I worked as a waitress at night and went to college during the day. I completed my Bachelor’s Degree (with a 4.0 GPA, naturally) and went on to earn a Ph.D. in Psychology. I got a good job in my field, with health insurance and a retirement fund. I bought a house. I got married. I checked all the boxes that society had taught me were important. Yet, I felt unfulfilled, exhausted, sad, and anxious most days. I was still in therapy, practicing yoga, and reading self-help books. The fact that I was still sad and anxious despite how great my life looked on paper and the many healing modalities that I engaged in regularly just felt like more proof that I was somehow broken.  

Things started to shift for me in a big way in 2008. I read The Artist’s Way, went on my first women’s retreat, and reconnected with my intuition for the first time. This changed my whole life. I had heard the voice of my soul and I vowed to never turn away from her again. I started to create my life based on what I wanted, rather than what I thought others expected from me. I went part-time at my job and opened a yoga studio. A year later, I left my job, started a private practice as a therapist, and opened my dream wellness center.

I built my businesses. I had another baby. I cared for aging and dying relatives. I landed in burn out. I got curious about self-love and self-trust and created Badass Self-Care. I had an episode of serious depression and took a sabbatical from work. I wrote two books. I sold the wellness center and closed the yoga studio. I thought I had this self-love and self-care thing figured out and in a lot of ways, I did. My intuition guided my choices, big and small. I took time for myself regularly. I journaled daily. I spoke kindly to myself. I worked on setting boundaries. I continued in therapy. I meditated. I went on retreats. I took daily walks. I practiced asking for help.

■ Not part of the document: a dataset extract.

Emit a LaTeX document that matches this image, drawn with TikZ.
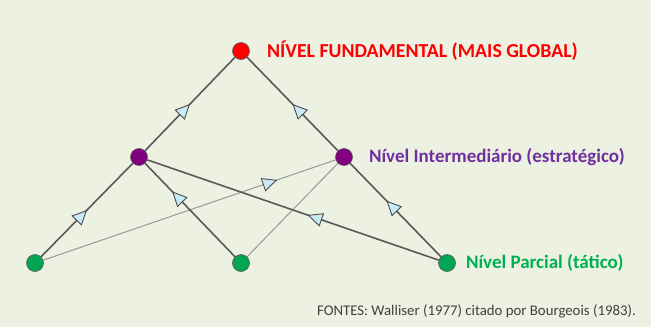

And right there with me the whole time were the same beliefs that I was not lovable, that something was inherently wrong with me, and that I better work my ass off to earn love and approval.

The missing piece of this journey only truly clicked for me when I discovered Sacred Feminine ceremony. I deepened my spiritual practices and came to truly know myself as lovable and worthy. Remembering myself as sacred changed everything. All these years, I had been trying to solve a spiritual problem with everything but a spiritual solution. Now I have a deep trust in myself and in life. I have practices that comfort me on the hardest days (because there are still hard days!). I have a steady inner foundation that supports my life.

My journey has been one of:

~ living from my wounds to living from my soul

~ living from my conditioning to living from my truth

~ living from logic to living from magic

~ living from fear to living from love

This is the change I am offering you when we work together.


 

The Personal Details

I’m a mom to two amazing daughters, Megan and Melaina, and one adorable goldendoodle, Maisie.

I’ve been married to my husband Michael for 16 years. We live in beautiful Niagara Falls, NY.

Learning that I am a Highly Sensitive Person changed my life.

I’m a Cancer Sun, Virgo Moon & Rising, and a Leo Venus. In shamanic astrology this means I’m here in this lifetime to priestess about radical self-love.

I’m an INFJ. I’ve let go of feeling guilty about how much alone time I need. Most nights you can find me in the bathtub with a good book.

I’m an Enneagram 2w3 who craves words of affirmation. Please send love notes and dark chocolate.